Don't See Covid Pills As Driver Of Profit, Says Merck Partner Dr Reddy's
NDTV
Even as oral Covid pills from Pfizer Inc. and Merck are being hailed as game changers in the fight to curb the pandemic, generic drugmakers are getting a reality check that there may not be too much money on the table for them.
For a drugmaker licensed to produce Merck & Co.'s promising Covid-19 pill and sell Russia's Sputnik V shot, Dr Reddy's Laboratories Ltd. is surprisingly mellow about the rewards it expects from these medical breakthroughs even as virus waves continue to hit parts of the world.

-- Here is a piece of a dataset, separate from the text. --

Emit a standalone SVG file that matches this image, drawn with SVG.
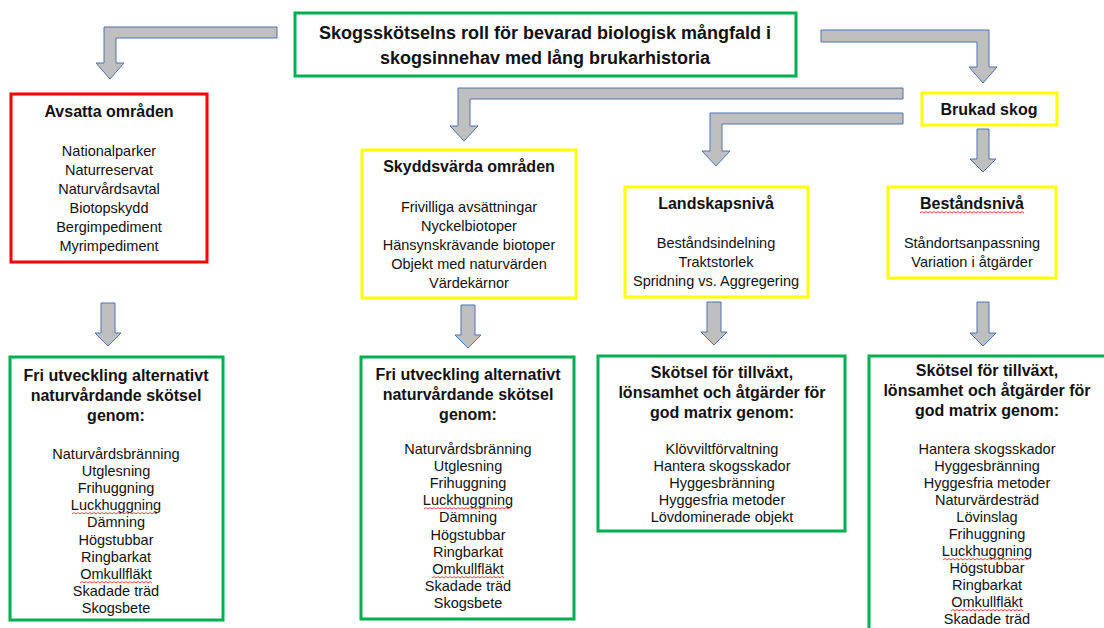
<svg xmlns="http://www.w3.org/2000/svg" width="1104" height="628" viewBox="0 0 1104 628">
<defs>
<style>
.t{font-family:"Liberation Sans",Arial,sans-serif;fill:#111;text-anchor:middle}
.h{font-weight:bold;font-size:16px}
.hb{font-weight:bold;font-size:18px}
.i{font-size:14.5px}
.bx{fill:#fff;stroke-width:3}
.g{stroke:#00B050}
.r{stroke:#FF0000}
.y{stroke:#FFFF00}
.ar{fill:#BFBFBF;stroke:#4F73B0;stroke-width:1;stroke-linejoin:miter}
.sq{fill:none;stroke:#E83030;stroke-width:0.9}
</style>
</defs>
<rect width="1104" height="628" fill="#fff"/>

<g id="connectors">
<path class="ar" d="M277,27 L104,27 L104,63 L96,63 L110,79 L124,63 L116,63 L116,38 L277,38 Z"/>
<path class="ar" d="M821,30 L989,30 L989,67 L997,67 L983,83 L969,67 L977,67 L977,42 L821,42 Z"/>
<path class="ar" d="M903,88 L458,88 L458,126 L450,126 L464,141 L478,126 L470,126 L470,99 L903,99 Z"/>
<path class="ar" d="M903,113 L710,113 L710,151 L702,151 L716,166 L730,151 L722,151 L722,124 L903,124 Z"/>
<path class="ar" d="M101,303 L115,303 L115,333 L121,333 L108,346 L95,333 L101,333 Z"/>
<path class="ar" d="M461,305 L475,305 L475,335 L481,335 L468,348 L455,335 L461,335 Z"/>
<path class="ar" d="M707,302 L721,302 L721,332 L727,332 L714,345 L701,332 L707,332 Z"/>
<path class="ar" d="M977,129 L989,129 L989,159 L996,159 L983,172 L970,159 L977,159 Z"/>
<path class="ar" d="M977,302 L989,302 L989,333 L996,333 L983,346 L970,333 L977,333 Z"/>
</g>

<g id="root">
<rect class="bx g" x="295" y="13" width="501" height="63"/>
<text class="t hb" x="545" y="39">Skogsskötselns roll för bevarad biologisk mångfald i</text>
<text class="t hb" x="545" y="64">skogsinnehav med lång brukarhistoria</text>
</g>

<g id="avsatta">
<rect class="bx r" x="11" y="94" width="196" height="168"/>
<text class="t h" x="109" y="117">Avsatta områden</text>
<text class="t i" x="109" y="156">Nationalparker</text>
<text class="t i" x="109" y="175">Naturreservat</text>
<text class="t i" x="109" y="194">Naturvårdsavtal</text>
<text class="t i" x="109" y="213">Biotopskydd</text>
<text class="t i" x="109" y="232">Bergimpediment</text>
<text class="t i" x="109" y="251">Myrimpediment</text>
</g>

<g id="fri1">
<rect class="bx g" x="10" y="357" width="213" height="263"/>
<text class="t h" x="116" y="381">Fri utveckling alternativt</text>
<text class="t h" x="116" y="401">naturvårdande skötsel</text>
<text class="t h" x="116" y="421">genom:</text>
<text class="t i" x="116" y="459">Naturvårdsbränning</text>
<text class="t i" x="116" y="476">Utglesning</text>
<text class="t i" x="116" y="493">Frihuggning</text>
<text class="t i" x="116" y="510">Luckhuggning</text>
<text class="t i" x="116" y="527">Dämning</text>
<text class="t i" x="116" y="545">Högstubbar</text>
<text class="t i" x="116" y="562">Ringbarkat</text>
<text class="t i" x="116" y="579">Omkullfläkt</text>
<text class="t i" x="116" y="596">Skadade träd</text>
<text class="t i" x="116" y="613">Skogsbete</text>
<path class="sq" d="M72,514 l2,-1.5 l2,1.5 l2,-1.5 l2,1.5 l2,-1.5 l2,1.5 l2,-1.5 l2,1.5 l2,-1.5 l2,1.5 l2,-1.5 l2,1.5 l2,-1.5 l2,1.5 l2,-1.5 l2,1.5 l2,-1.5 l2,1.5 l2,-1.5 l2,1.5 l2,-1.5 l2,1.5 l2,-1.5 l2,1.5 l2,-1.5 l2,1.5 l2,-1.5 l2,1.5 l2,-1.5 l2,1.5 l2,-1.5 l2,1.5 l2,-1.5 l2,1.5 l2,-1.5 l2,1.5 l2,-1.5 l2,1.5 l2,-1.5 l2,1.5 l2,-1.5 l2,1.5 l2,-1.5"/>
<path class="sq" d="M80,583 l2,-1.5 l2,1.5 l2,-1.5 l2,1.5 l2,-1.5 l2,1.5 l2,-1.5 l2,1.5 l2,-1.5 l2,1.5 l2,-1.5 l2,1.5 l2,-1.5 l2,1.5 l2,-1.5 l2,1.5 l2,-1.5 l2,1.5 l2,-1.5 l2,1.5 l2,-1.5 l2,1.5 l2,-1.5 l2,1.5 l2,-1.5 l2,1.5 l2,-1.5 l2,1.5 l2,-1.5 l2,1.5 l2,-1.5 l2,1.5 l2,-1.5 l2,1.5 l2,-1.5 l2,1.5"/>
</g>

<g id="skyddsvarda">
<rect class="bx y" x="362" y="150" width="214" height="148"/>
<text class="t h" x="469" y="172">Skyddsvärda områden</text>
<text class="t i" x="469" y="212">Frivilliga avsättningar</text>
<text class="t i" x="469" y="231">Nyckelbiotoper</text>
<text class="t i" x="469" y="250">Hänsynskrävande biotoper</text>
<text class="t i" x="469" y="269">Objekt med naturvärden</text>
<text class="t i" x="469" y="288">Värdekärnor</text>
</g>

<g id="fri2">
<rect class="bx g" x="361" y="357" width="213" height="262"/>
<text class="t h" x="468" y="380">Fri utveckling alternativt</text>
<text class="t h" x="468" y="400">naturvårdande skötsel</text>
<text class="t h" x="468" y="420">genom:</text>
<text class="t i" x="468" y="454">Naturvårdsbränning</text>
<text class="t i" x="468" y="471">Utglesning</text>
<text class="t i" x="468" y="488">Frihuggning</text>
<text class="t i" x="468" y="505">Luckhuggning</text>
<text class="t i" x="468" y="522">Dämning</text>
<text class="t i" x="468" y="540">Högstubbar</text>
<text class="t i" x="468" y="557">Ringbarkat</text>
<text class="t i" x="468" y="574">Omkullfläkt</text>
<text class="t i" x="468" y="591">Skadade träd</text>
<text class="t i" x="468" y="608">Skogsbete</text>
<path class="sq" d="M424,509 l2,-1.5 l2,1.5 l2,-1.5 l2,1.5 l2,-1.5 l2,1.5 l2,-1.5 l2,1.5 l2,-1.5 l2,1.5 l2,-1.5 l2,1.5 l2,-1.5 l2,1.5 l2,-1.5 l2,1.5 l2,-1.5 l2,1.5 l2,-1.5 l2,1.5 l2,-1.5 l2,1.5 l2,-1.5 l2,1.5 l2,-1.5 l2,1.5 l2,-1.5 l2,1.5 l2,-1.5 l2,1.5 l2,-1.5 l2,1.5 l2,-1.5 l2,1.5 l2,-1.5 l2,1.5 l2,-1.5 l2,1.5 l2,-1.5 l2,1.5 l2,-1.5 l2,1.5 l2,-1.5"/>
<path class="sq" d="M432,578 l2,-1.5 l2,1.5 l2,-1.5 l2,1.5 l2,-1.5 l2,1.5 l2,-1.5 l2,1.5 l2,-1.5 l2,1.5 l2,-1.5 l2,1.5 l2,-1.5 l2,1.5 l2,-1.5 l2,1.5 l2,-1.5 l2,1.5 l2,-1.5 l2,1.5 l2,-1.5 l2,1.5 l2,-1.5 l2,1.5 l2,-1.5 l2,1.5 l2,-1.5 l2,1.5 l2,-1.5 l2,1.5 l2,-1.5 l2,1.5 l2,-1.5 l2,1.5 l2,-1.5 l2,1.5"/>
</g>

<g id="brukad">
<rect class="bx y" x="922" y="93" width="135" height="32"/>
<text class="t h" x="989" y="115">Brukad skog</text>
</g>

<g id="landskap">
<rect class="bx y" x="625" y="187" width="183" height="110"/>
<text class="t h" x="716" y="209">Landskapsnivå</text>
<text class="t i" x="716" y="248">Beståndsindelning</text>
<text class="t i" x="716" y="267">Traktstorlek</text>
<text class="t i" x="716" y="286">Spridning vs. Aggregering</text>
</g>

<g id="skotsel3">
<rect class="bx g" x="598" y="356" width="247" height="175"/>
<text class="t h" x="722" y="378">Skötsel för tillväxt,</text>
<text class="t h" x="722" y="398">lönsamhet och åtgärder för</text>
<text class="t h" x="722" y="418">god matrix genom:</text>
<text class="t i" x="722" y="454">Klövviltförvaltning</text>
<text class="t i" x="722" y="471">Hantera skogsskador</text>
<text class="t i" x="722" y="488">Hyggesbränning</text>
<text class="t i" x="722" y="505">Hyggesfria metoder</text>
<text class="t i" x="722" y="522">Lövdominerade objekt</text>
</g>

<g id="bestand">
<rect class="bx y" x="888" y="187" width="168" height="91"/>
<text class="t h" x="972" y="209">Beståndsnivå</text>
<text class="t i" x="972" y="248">Ståndortsanpassning</text>
<text class="t i" x="972" y="267">Variation i åtgärder</text>
<path class="sq" d="M920,213 l2,-1.5 l2,1.5 l2,-1.5 l2,1.5 l2,-1.5 l2,1.5 l2,-1.5 l2,1.5 l2,-1.5 l2,1.5 l2,-1.5 l2,1.5 l2,-1.5 l2,1.5 l2,-1.5 l2,1.5 l2,-1.5 l2,1.5 l2,-1.5 l2,1.5 l2,-1.5 l2,1.5 l2,-1.5 l2,1.5 l2,-1.5 l2,1.5 l2,-1.5 l2,1.5 l2,-1.5 l2,1.5 l2,-1.5 l2,1.5 l2,-1.5 l2,1.5 l2,-1.5 l2,1.5 l2,-1.5 l2,1.5 l2,-1.5 l2,1.5 l2,-1.5 l2,1.5 l2,-1.5 l2,1.5 l2,-1.5 l2,1.5 l2,-1.5 l2,1.5 l2,-1.5 l2,1.5 l2,-1.5 l2,1.5"/>
</g>

<g id="skotsel4">
<rect class="bx g" x="869" y="356" width="240" height="280"/>
<text class="t h" x="987" y="376">Skötsel för tillväxt,</text>
<text class="t h" x="987" y="396">lönsamhet och åtgärder för</text>
<text class="t h" x="987" y="416">god matrix genom:</text>
<text class="t i" x="987" y="454">Hantera skogsskador</text>
<text class="t i" x="987" y="471">Hyggesbränning</text>
<text class="t i" x="987" y="488">Hyggesfria metoder</text>
<text class="t i" x="987" y="505">Naturvärdesträd</text>
<text class="t i" x="987" y="522">Lövinslag</text>
<text class="t i" x="987" y="539">Frihuggning</text>
<text class="t i" x="987" y="556">Luckhuggning</text>
<text class="t i" x="987" y="573">Högstubbar</text>
<text class="t i" x="987" y="590">Ringbarkat</text>
<text class="t i" x="987" y="607">Omkullfläkt</text>
<text class="t i" x="987" y="624">Skadade träd</text>
<path class="sq" d="M943,560 l2,-1.5 l2,1.5 l2,-1.5 l2,1.5 l2,-1.5 l2,1.5 l2,-1.5 l2,1.5 l2,-1.5 l2,1.5 l2,-1.5 l2,1.5 l2,-1.5 l2,1.5 l2,-1.5 l2,1.5 l2,-1.5 l2,1.5 l2,-1.5 l2,1.5 l2,-1.5 l2,1.5 l2,-1.5 l2,1.5 l2,-1.5 l2,1.5 l2,-1.5 l2,1.5 l2,-1.5 l2,1.5 l2,-1.5 l2,1.5 l2,-1.5 l2,1.5 l2,-1.5 l2,1.5 l2,-1.5 l2,1.5 l2,-1.5 l2,1.5 l2,-1.5 l2,1.5 l2,-1.5"/>
<path class="sq" d="M951,611 l2,-1.5 l2,1.5 l2,-1.5 l2,1.5 l2,-1.5 l2,1.5 l2,-1.5 l2,1.5 l2,-1.5 l2,1.5 l2,-1.5 l2,1.5 l2,-1.5 l2,1.5 l2,-1.5 l2,1.5 l2,-1.5 l2,1.5 l2,-1.5 l2,1.5 l2,-1.5 l2,1.5 l2,-1.5 l2,1.5 l2,-1.5 l2,1.5 l2,-1.5 l2,1.5 l2,-1.5 l2,1.5 l2,-1.5 l2,1.5 l2,-1.5 l2,1.5 l2,-1.5 l2,1.5"/>
</g>
</svg>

"Covid portfolios are going to be short-lived," G.V. Prasad, its co-chairman and managing director said in an interview at the company's headquarters in of Hyderabad. "Life-cycles tend to be shorter, the opportunity will be very competitive, so I don't see Covid medicines as a driver of profit."
And this is despite Dr Reddy's, one of India's largest drugmakers, gearing to export Sputnik shots next year and expecting regulatory nod to produce Merck's antiviral drug molnupiravir within weeks. The reason: multiple licensees for the Merck drug will cap profits and manufacturing glitches for Sputnik have led to loss of precious time as the world's second-most populous nation was ramping up its inoculation drive.
Even as oral Covid pills from Pfizer Inc. and Merck are being hailed as game changers in the fight to curb the pandemic, generic drugmakers are getting a reality check that there may not be too much money on the table for them. With nearly every country eager to secure a drug stockpile -- the disease looks on course to becoming endemic -- the mounting pressure to ensure drug access is forcing innovators to sign a bevy of production pacts.